KNOW your rights where credit and divorce are involved. Do not let yourself get burned because you want the easy way out, it’s just not worth it.
3. If You Have Children: Be Firm, Be Specific
You must always keep your children’s best interests at heart. Don’t go through the divorce trying to take the easy way out or with spite and revenge at the forefront of your motivations. Honestly think about what is best for your kids, especially where visitation is concerned.
If, after a year after the divorce, your ex hasn’t held up their end of the bargain, go back to court and have visitation re-visited. You owe your ex nothing and your children everything. If your ex doesn’t exercise their rights to visitation and come back into the picture 6 years later, they can still flex that visitation muscle. It is confusing and hurtful for your children so do everything you can to protect them along the way. No fit parent wants to put their child into a confusing or emotionally traumatic situation. Unfortunately, not all parents have the best interests of the children in mind and are only out for themselves. Protect them with everything you have.
4. Do YOU
Your ex doesn’t care about you. Your ex isn’t out to help you get the better end of the divorce deal. Your ex is out for themselves and you must be out for yourself too. Your ex may make grandiose promises during the process but you can’t trust a word they say. If you were married to a charming, narcissistic, compulsive liar like I was, you HAVE to remember who they are when they are being saccharine sweet to you during the divorce. Don’t let their deceit blind you into standing up for yourself, and don’t take their lies to heart, lest you wind up with the short end of the proverbial stick.
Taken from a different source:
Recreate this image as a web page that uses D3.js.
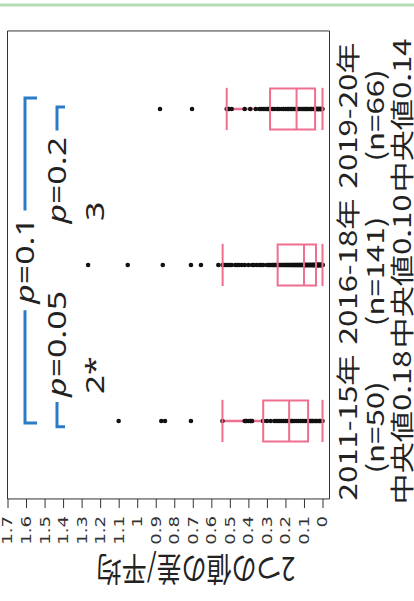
<!DOCTYPE html>
<html>
<head>
<meta charset="utf-8">
<script src="https://cdn.jsdelivr.net/npm/d3@7"></script>
<style>
  html, body { margin: 0; padding: 0; background: #fff; overflow: hidden; }
  svg { display: block; }
</style>
</head>
<body>
<svg id="chart" width="414" height="601"></svg>
<script>
// Relative difference of paired values, by period
const periods = ["2011-15年", "2016-18年", "2019-20年"];

const points2011 = [
  0, 0.01, 0.015, 0.02, 0.03, 0.035, 0.04, 0.05, 0.055, 0.06, 0.065, 0.07,
  0.077, 0.08, 0.09, 0.1, 0.11, 0.12, 0.13, 0.14, 0.15, 0.16, 0.165, 0.17,
  0.18, 0.18, 0.19, 0.2, 0.21, 0.22, 0.23, 0.24, 0.25, 0.26, 0.28, 0.3,
  0.32, 0.32, 0.38, 0.385, 0.39, 0.4, 0.41, 0.415, 0.42, 0.54,
  0.71, 0.85, 0.87, 1.1
];

const points2016 = [
  0, 0, 0.001, 0.002, 0.004, 0.004, 0.005, 0.007, 0.008, 0.009,
  0.01, 0.011, 0.013, 0.013, 0.014, 0.016, 0.017, 0.018, 0.019, 0.02,
  0.021, 0.022, 0.022, 0.024, 0.025, 0.026, 0.027, 0.028, 0.029, 0.03,
  0.031, 0.031, 0.032, 0.033, 0.034, 0.035,
  0.036, 0.038, 0.04, 0.041, 0.043, 0.046, 0.047, 0.049, 0.05, 0.052,
  0.054, 0.055, 0.058, 0.06, 0.061, 0.063, 0.066, 0.068, 0.07, 0.071,
  0.074, 0.076, 0.078, 0.079, 0.082, 0.084, 0.086, 0.088, 0.09, 0.092,
  0.094, 0.095, 0.097, 0.099, 0.1,
  0.102, 0.105, 0.109, 0.112, 0.115, 0.118, 0.122, 0.125, 0.128, 0.131,
  0.135, 0.138, 0.142, 0.146, 0.149, 0.152, 0.156, 0.16, 0.165, 0.168,
  0.172, 0.177, 0.181, 0.186, 0.19, 0.195, 0.2, 0.205, 0.21, 0.216,
  0.222, 0.228, 0.234, 0.239, 0.242,
  0.246, 0.25, 0.255, 0.26, 0.265, 0.27, 0.28, 0.285, 0.29, 0.3,
  0.32, 0.33, 0.34, 0.355, 0.37, 0.38, 0.4,
  0.42, 0.435, 0.45, 0.46, 0.47, 0.49, 0.5, 0.51,
  0.52, 0.53, 0.535, 0.539,
  0.562, 0.656, 0.71, 0.862, 1.051, 1.265
];

const points2019 = [
  0, 0.003, 0.005, 0.008, 0.01, 0.012, 0.015, 0.018, 0.02, 0.022, 0.025, 0.028, 0.03, 0.033, 0.035, 0.038,
  0.04, 0.04,
  0.045, 0.05, 0.058, 0.063, 0.07, 0.078, 0.085, 0.09, 0.098, 0.105, 0.11, 0.12, 0.128, 0.135,
  0.14, 0.14,
  0.145, 0.152, 0.16, 0.168, 0.175, 0.183, 0.19, 0.2, 0.21, 0.22, 0.235, 0.245, 0.26, 0.27,
  0.283, 0.283,
  0.29, 0.295, 0.3, 0.31, 0.32, 0.33, 0.34, 0.36, 0.39, 0.42, 0.49, 0.505, 0.51, 0.517,
  0.704, 0.877
];

const yTicks = [0, 0.1, 0.2, 0.3, 0.4, 0.5, 0.6, 0.7, 0.8, 0.9, 1, 1.1, 1.2, 1.3, 1.4, 1.5, 1.6, 1.7];

// pairwise tests: period indices, p value, footnote mark
const testFrom = [0, 0, 1];
const testTo = [2, 1, 2];
const testP = ["0.1", "0.05", "0.2"];
const testNote = ["", "2*", "3"];

const axisTitle = "2つの値の差/平均";

// ---------------------------------------------------------------
const groups = [points2011, points2016, points2019];
const W = 601;
const ky = 1.3;                       // horizontal stretch of the layout
const svg = d3.select("#chart");

svg.append("rect").attr("width", 414).attr("height", 601).attr("fill", "#fff");
svg.append("line")
  .attr("x1", 0).attr("x2", 414).attr("y1", 5).attr("y2", 5)
  .attr("stroke", "#b3deb3").attr("stroke-width", 3);

// chart is laid out as a vertical box plot and turned a quarter turn
const g = svg.append("g").attr("transform", `matrix(0,${-ky},1,0,0,${W})`);

const plot = { left: 78.5, right: 438.5, top: 7.5, bottom: 329.5 };
const x = d3.scaleBand().domain(periods).range([plot.left, plot.right]);
const y = d3.scaleLinear().domain([0, 1.7]).range([322.5, 7.5]);

function nss(sel) { return sel.attr("vector-effect", "non-scaling-stroke"); }

// frame
nss(g.append("rect")
  .attr("x", plot.left).attr("y", plot.top)
  .attr("width", plot.right - plot.left).attr("height", plot.bottom - plot.top)
  .attr("fill", "none").attr("stroke", "#333").attr("stroke-width", 1));

// value axis
const axis = g.append("g").attr("transform", `translate(${plot.left},0)`)
  .call(d3.axisLeft(y).tickValues(yTicks).tickSize(7).tickPadding(6).tickFormat(d => String(d)));
axis.select(".domain").remove();
nss(axis.selectAll(".tick line")).attr("stroke", "#333").attr("stroke-width", 1);
axis.selectAll(".tick text")
  .attr("font-family", "'DejaVu Sans', sans-serif")
  .attr("font-size", 14).attr("fill", "#333");

g.append("text")
  .attr("transform", `translate(34,196) rotate(-90)`)
  .attr("text-anchor", "middle")
  .attr("font-family", "'Noto Sans CJK JP', sans-serif")
  .attr("font-size", 25).attr("fill", "#222")
  .text(axisTitle);

// box statistics from each period's values
const pink = "#ef6f8e";
const fmt = d3.format(".2f");
const stats = groups.map(v => {
  const s = v.slice().sort(d3.ascending);
  const q1 = d3.quantile(s, 0.25), med = d3.quantile(s, 0.5), q3 = d3.quantile(s, 0.75);
  const iqr = q3 - q1;
  const lo = d3.min(s.filter(d => d >= q1 - 1.5 * iqr));
  const hi = d3.max(s.filter(d => d <= q3 + 1.5 * iqr));
  return { q1, med, q3, lo, hi, n: s.length, values: s };
});

const halfBox = 15.75;
const box = g.selectAll(".box").data(stats).join("g").attr("class", "box")
  .attr("transform", (d, i) => `translate(${x(periods[i]) + x.bandwidth() / 2},0)`);

nss(box.append("line").attr("x1", 0).attr("x2", 0)
  .attr("y1", d => y(d.hi)).attr("y2", d => y(d.q3)))
  .attr("stroke", pink).attr("stroke-width", 2.5);
nss(box.append("line").attr("x1", 0).attr("x2", 0)
  .attr("y1", d => y(d.q1)).attr("y2", d => y(d.lo)))
  .attr("stroke", pink).attr("stroke-width", 2.5);

box.selectAll("ellipse").data(d => d.values).join("ellipse")
  .attr("cx", 0).attr("cy", d => y(d)).attr("rx", 1.7).attr("ry", 2.3)
  .attr("fill", "#111");

nss(box.append("rect")
  .attr("x", -halfBox).attr("width", 2 * halfBox)
  .attr("y", d => y(d.q3)).attr("height", d => y(d.q1) - y(d.q3))
  .attr("fill", "none").attr("stroke", pink).attr("stroke-width", 2));
nss(box.append("line").attr("x1", -halfBox).attr("x2", halfBox)
  .attr("y1", d => y(d.med)).attr("y2", d => y(d.med)))
  .attr("stroke", pink).attr("stroke-width", 2);
["lo", "hi"].forEach(k => {
  nss(box.append("line").attr("x1", -halfBox - 0.5).attr("x2", halfBox + 0.5)
    .attr("y1", d => y(d[k])).attr("y2", d => y(d[k])))
    .attr("stroke", pink).attr("stroke-width", 2);
});

// period labels
const labelShift = -5;
const lab = box.append("text")
  .attr("text-anchor", "middle")
  .attr("font-family", "'Noto Sans CJK JP', sans-serif")
  .attr("font-size", 24).attr("fill", "#222");
lab.append("tspan").attr("x", labelShift).attr("y", 357).text((d, i) => periods[i]);
lab.append("tspan").attr("x", labelShift).attr("y", 384).text(d => `(n=${d.n})`);
lab.append("tspan").attr("x", labelShift).attr("y", 411).text(d => `中央値${fmt(d.med)}`);

// significance brackets
const blue = "#2a7cc5";
const cx = i => x(periods[i]) + x.bandwidth() / 2;
const pFont = "'Noto Sans', sans-serif";

function pLabel(sel, p) {
  sel.attr("font-family", pFont).attr("font-size", 26).attr("fill", "#222");
  sel.append("tspan").attr("font-style", "italic").text("p");
  sel.append("tspan").text("=" + p);
  return sel;
}

testP.forEach((p, k) => {
  const a = testFrom[k], b = testTo[k];
  if (a === 0 && b === 2) {
    // full bracket with the p value in a gap of the line
    const lvl = 25, tick = 12;
    const x0 = cx(a) - 1.5, x1 = cx(b) + 8.5;
    const t = pLabel(g.append("text"), p)
      .attr("x", (x0 + x1) / 2).attr("y", lvl).attr("dy", "0.36em")
      .attr("text-anchor", "middle");
    const len = t.node().getComputedTextLength();
    const mid = (x0 + x1) / 2, gap = len / 2 + 5;
    nss(g.append("path")
      .attr("d", `M${x0},${lvl + tick}V${lvl}H${mid - gap}M${mid + gap},${lvl}H${x1}V${lvl + tick}`)
      .attr("fill", "none").attr("stroke", blue).attr("stroke-width", 3));
  } else {
    const lvl = 57, tick = 8;
    const fromLeft = a === 0;
    const end = fromLeft ? cx(a) - 4.5 : cx(b) + 1.5;
    const stub = fromLeft ? 19 : -18;
    nss(g.append("path")
      .attr("d", `M${end},${lvl + tick}V${lvl}H${end + stub}`)
      .attr("fill", "none").attr("stroke", blue).attr("stroke-width", 3));
    const tx = fromLeft ? end + stub + 4 : end + stub - 5;
    const t = pLabel(g.append("text"), p)
      .attr("x", tx).attr("y", lvl).attr("dy", "0.36em")
      .attr("text-anchor", fromLeft ? "start" : "end");
    const len = t.node().getComputedTextLength();
    const start = fromLeft ? tx : tx - len;
    g.append("text")
      .attr("x", start + 2).attr("y", 104)
      .attr("font-family", pFont).attr("font-size", 26).attr("fill", "#222")
      .text(testNote[k]);
  }
});
</script>
</body>
</html>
If a situation comes up after the divorce is final that requires you go back to court, GO back to court and don’t let your ex beg you not to because they will be reprimanded for their non-payment of child support. You don’t need to protect them and if you do, I guarantee that it will bite you square in the butt in the future.
5. Keep Records
Write EVERYTHING down. My dad told me to do this from the day The Douche left me and I didn’t heed his advice until I was in a world of emotional pain about 6 months ago. I kept written files here and there but never anything constant until 6 months ago. No matter now “nice” your ex seems, or how cordial you are with one another, you have started a legal proceeding and you need to approach every situation with them as such. Communicate via email so that you have viable records of everything they have said. Print everything out and keep them in a binder. Make notes in a notebook every time they show up for visitation, noting the time of their arrival and their attitude. Also note when the children were returned and any conversations that may have been had.
These notebooks are admissible in court and could help you if you and your “wonderful” ex wind up in court proceedings in the future.
Remember: You are getting a divorce for a reason and you can’t tell the future. Situations change, people change, and the same person who is smiling in your face right now, may some day turn on you.